## What to do
Gather the lines that hold the string "React".

Code that draws figures
------

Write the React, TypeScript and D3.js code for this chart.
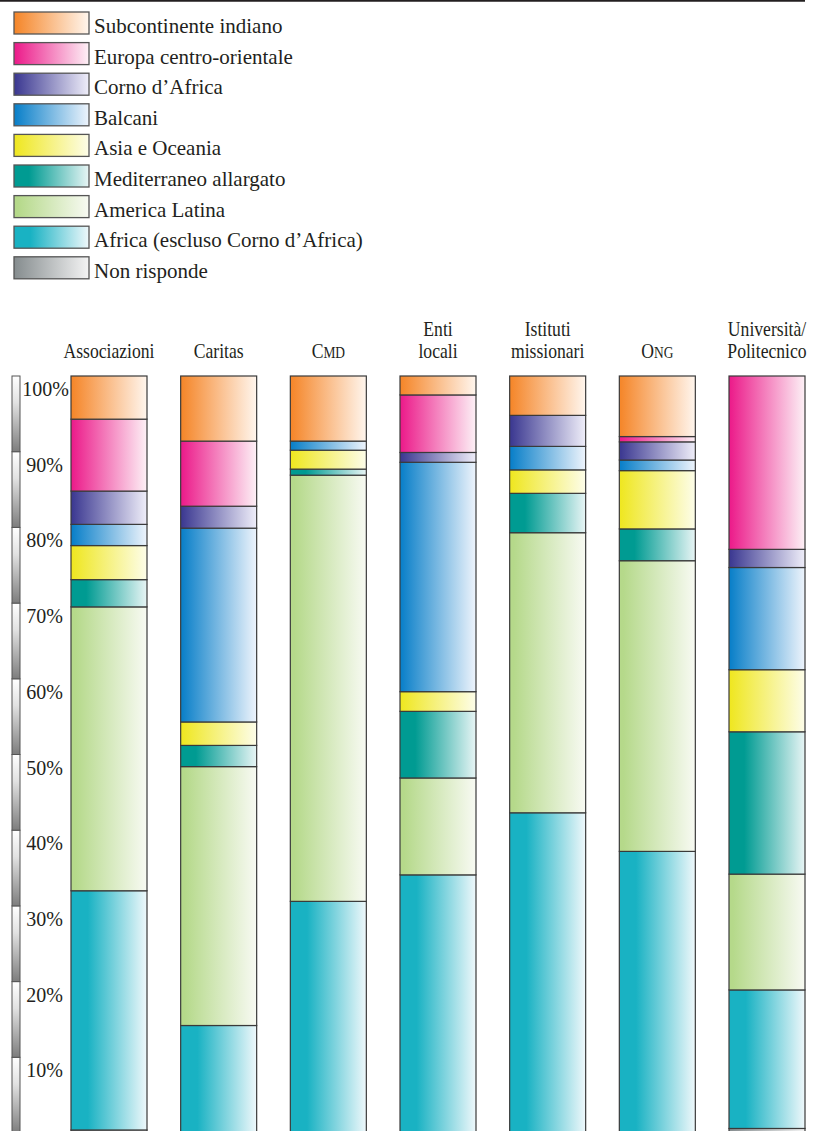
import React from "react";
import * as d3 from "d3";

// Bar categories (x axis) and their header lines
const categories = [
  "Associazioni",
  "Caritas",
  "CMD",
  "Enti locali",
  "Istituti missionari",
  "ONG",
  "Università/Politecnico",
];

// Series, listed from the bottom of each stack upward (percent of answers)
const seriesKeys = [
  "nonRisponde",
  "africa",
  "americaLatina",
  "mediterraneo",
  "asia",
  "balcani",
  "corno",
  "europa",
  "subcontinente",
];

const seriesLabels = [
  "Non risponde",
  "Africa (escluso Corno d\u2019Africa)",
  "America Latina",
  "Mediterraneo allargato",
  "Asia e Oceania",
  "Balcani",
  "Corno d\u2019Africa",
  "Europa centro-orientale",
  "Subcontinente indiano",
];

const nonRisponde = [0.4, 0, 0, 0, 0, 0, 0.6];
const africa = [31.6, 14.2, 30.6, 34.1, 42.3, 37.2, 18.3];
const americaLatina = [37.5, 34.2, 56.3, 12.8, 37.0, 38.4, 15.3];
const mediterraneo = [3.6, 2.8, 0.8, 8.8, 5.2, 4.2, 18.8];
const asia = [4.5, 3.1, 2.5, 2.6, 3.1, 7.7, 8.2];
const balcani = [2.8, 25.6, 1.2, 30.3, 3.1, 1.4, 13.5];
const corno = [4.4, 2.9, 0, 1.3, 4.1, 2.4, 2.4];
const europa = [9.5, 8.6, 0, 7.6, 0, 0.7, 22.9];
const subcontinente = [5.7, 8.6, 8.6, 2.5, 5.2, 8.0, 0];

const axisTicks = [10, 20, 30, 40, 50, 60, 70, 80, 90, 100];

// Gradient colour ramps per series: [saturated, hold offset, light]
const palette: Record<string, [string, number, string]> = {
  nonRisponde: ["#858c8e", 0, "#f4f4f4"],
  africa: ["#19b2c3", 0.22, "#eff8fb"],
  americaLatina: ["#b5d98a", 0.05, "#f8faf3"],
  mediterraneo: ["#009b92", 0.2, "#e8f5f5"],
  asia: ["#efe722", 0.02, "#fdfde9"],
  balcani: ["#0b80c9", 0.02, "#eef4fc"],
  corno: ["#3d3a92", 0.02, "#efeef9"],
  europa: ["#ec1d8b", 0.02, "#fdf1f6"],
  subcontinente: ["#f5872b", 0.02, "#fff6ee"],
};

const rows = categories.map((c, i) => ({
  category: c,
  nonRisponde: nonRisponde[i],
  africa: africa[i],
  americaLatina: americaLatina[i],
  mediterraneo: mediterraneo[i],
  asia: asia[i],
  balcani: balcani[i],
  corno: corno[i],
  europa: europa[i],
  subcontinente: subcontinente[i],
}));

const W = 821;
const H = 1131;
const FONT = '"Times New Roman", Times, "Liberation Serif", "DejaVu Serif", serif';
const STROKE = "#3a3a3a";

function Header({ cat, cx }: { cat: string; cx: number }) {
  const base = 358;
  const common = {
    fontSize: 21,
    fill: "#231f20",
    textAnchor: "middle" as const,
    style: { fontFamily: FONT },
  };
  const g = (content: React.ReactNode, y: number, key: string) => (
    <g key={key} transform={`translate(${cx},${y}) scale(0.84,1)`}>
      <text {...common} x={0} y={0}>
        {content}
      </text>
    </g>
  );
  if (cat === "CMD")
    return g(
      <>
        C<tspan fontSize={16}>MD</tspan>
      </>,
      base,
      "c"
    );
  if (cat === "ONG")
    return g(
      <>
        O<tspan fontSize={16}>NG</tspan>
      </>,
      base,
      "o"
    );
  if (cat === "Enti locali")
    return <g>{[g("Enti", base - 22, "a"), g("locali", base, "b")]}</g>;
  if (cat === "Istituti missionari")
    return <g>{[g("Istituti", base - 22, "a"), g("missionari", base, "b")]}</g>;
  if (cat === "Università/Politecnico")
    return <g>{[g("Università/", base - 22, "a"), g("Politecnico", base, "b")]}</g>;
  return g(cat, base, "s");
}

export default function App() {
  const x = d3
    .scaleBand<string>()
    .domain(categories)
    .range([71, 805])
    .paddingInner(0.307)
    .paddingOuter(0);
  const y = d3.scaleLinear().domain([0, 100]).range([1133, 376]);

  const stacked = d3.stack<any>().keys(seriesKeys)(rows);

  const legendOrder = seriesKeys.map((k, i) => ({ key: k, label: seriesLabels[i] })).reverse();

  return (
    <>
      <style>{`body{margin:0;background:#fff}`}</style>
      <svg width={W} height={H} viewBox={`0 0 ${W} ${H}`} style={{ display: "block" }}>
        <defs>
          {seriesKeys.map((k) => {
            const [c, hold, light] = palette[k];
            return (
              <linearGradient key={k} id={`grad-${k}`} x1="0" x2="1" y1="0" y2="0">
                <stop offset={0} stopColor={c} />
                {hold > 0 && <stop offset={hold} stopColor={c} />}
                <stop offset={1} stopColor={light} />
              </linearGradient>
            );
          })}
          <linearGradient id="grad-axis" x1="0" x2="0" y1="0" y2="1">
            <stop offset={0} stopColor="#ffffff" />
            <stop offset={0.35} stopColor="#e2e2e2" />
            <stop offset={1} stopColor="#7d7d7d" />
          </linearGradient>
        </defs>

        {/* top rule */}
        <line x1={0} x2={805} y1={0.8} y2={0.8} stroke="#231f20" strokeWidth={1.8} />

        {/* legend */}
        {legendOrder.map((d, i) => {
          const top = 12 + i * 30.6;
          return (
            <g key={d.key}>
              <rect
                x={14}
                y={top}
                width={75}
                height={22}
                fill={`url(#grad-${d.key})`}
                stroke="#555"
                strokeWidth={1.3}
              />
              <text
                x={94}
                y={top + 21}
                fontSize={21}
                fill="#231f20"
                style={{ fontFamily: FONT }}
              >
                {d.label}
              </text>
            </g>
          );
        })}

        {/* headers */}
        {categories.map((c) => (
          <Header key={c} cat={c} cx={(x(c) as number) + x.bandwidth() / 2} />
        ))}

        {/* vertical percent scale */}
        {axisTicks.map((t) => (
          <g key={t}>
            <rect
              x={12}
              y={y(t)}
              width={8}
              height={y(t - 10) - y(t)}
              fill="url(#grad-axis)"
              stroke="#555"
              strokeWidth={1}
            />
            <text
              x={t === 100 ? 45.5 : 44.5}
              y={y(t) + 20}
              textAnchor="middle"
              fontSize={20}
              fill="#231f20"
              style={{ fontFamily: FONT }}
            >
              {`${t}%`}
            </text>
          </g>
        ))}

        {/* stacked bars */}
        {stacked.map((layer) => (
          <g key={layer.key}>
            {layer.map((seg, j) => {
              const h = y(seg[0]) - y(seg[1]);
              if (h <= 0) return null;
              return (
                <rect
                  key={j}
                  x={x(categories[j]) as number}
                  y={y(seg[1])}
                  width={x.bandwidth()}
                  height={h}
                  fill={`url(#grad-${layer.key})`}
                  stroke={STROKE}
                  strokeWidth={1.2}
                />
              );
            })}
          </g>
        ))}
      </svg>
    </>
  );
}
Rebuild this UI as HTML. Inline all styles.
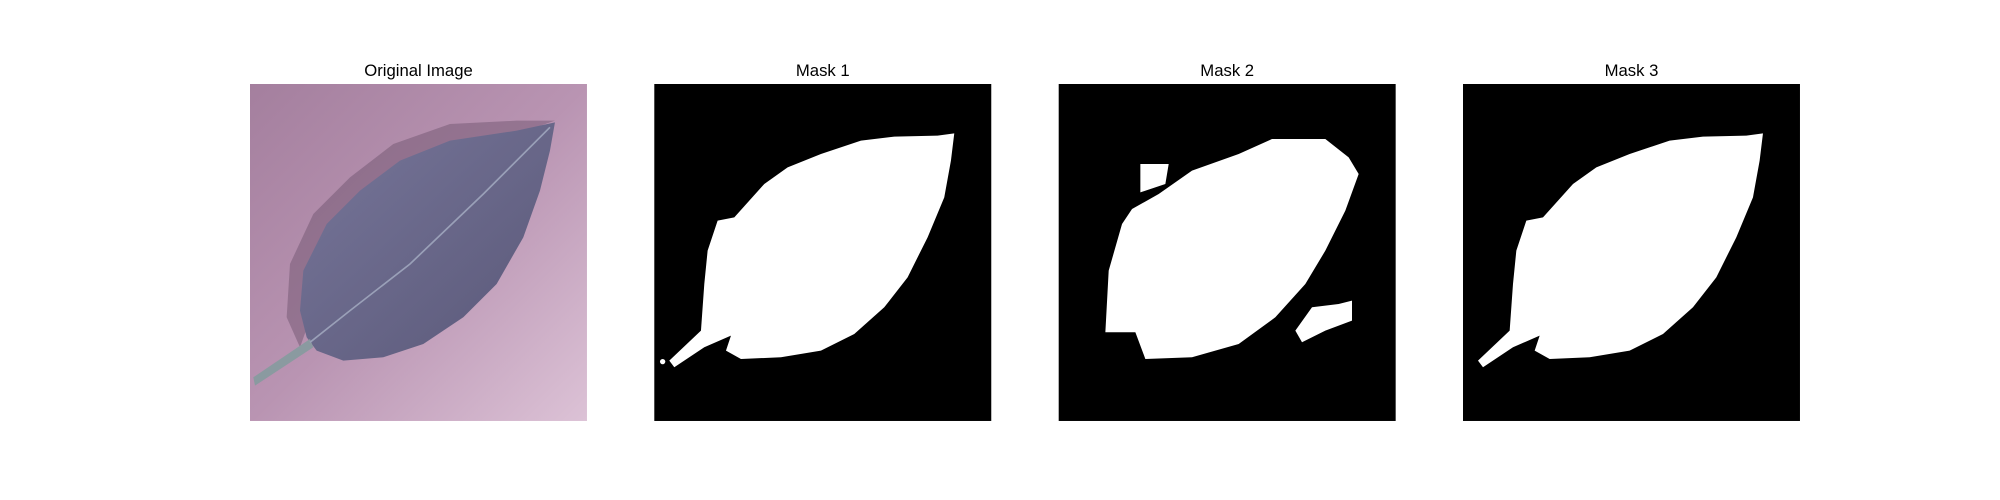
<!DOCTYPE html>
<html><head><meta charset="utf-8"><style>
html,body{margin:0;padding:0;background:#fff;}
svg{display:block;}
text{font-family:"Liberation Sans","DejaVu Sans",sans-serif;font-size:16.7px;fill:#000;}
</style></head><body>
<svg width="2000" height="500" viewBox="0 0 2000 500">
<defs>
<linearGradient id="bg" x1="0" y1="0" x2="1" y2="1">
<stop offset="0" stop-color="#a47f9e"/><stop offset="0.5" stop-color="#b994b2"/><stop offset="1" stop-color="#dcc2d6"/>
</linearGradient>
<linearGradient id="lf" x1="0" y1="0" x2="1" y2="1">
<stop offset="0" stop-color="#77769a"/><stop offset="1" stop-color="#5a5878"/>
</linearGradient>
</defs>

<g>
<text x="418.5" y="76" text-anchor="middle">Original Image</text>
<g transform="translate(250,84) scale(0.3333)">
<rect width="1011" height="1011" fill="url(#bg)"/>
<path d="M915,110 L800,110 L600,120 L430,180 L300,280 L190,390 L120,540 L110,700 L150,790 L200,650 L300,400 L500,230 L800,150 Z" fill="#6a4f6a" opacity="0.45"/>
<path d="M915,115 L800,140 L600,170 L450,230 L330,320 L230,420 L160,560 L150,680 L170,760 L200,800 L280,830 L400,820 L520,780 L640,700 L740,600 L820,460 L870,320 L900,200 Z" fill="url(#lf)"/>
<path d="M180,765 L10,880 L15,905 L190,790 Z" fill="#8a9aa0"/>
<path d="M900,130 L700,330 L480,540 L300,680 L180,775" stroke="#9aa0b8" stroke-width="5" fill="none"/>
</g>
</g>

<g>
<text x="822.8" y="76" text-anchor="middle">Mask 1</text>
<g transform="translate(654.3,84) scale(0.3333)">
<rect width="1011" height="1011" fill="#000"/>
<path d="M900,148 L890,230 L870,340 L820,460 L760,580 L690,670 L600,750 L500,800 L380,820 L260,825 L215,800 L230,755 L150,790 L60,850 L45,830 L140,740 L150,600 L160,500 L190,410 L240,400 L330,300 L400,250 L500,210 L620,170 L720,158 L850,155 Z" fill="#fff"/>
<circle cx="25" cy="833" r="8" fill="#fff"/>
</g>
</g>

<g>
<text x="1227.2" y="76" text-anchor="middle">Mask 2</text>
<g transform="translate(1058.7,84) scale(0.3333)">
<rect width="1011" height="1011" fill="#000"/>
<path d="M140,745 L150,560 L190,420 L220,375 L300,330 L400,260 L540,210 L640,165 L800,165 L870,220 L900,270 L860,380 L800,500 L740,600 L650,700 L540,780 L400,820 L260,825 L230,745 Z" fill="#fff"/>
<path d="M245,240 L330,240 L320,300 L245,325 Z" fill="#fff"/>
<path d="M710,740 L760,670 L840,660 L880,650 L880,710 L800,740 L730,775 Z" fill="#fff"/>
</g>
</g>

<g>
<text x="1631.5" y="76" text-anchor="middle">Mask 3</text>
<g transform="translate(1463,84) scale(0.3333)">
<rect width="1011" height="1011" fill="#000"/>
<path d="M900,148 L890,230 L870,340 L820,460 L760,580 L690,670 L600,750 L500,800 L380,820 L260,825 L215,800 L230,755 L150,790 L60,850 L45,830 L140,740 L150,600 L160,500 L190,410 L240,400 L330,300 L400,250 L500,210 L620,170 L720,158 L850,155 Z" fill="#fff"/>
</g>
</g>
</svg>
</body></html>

------

## Reply to the exercise
Write the React, TypeScript and D3.js code for this chart.
import React from "react";
  const g = (content: React.ReactNode, y: number, key: string) => (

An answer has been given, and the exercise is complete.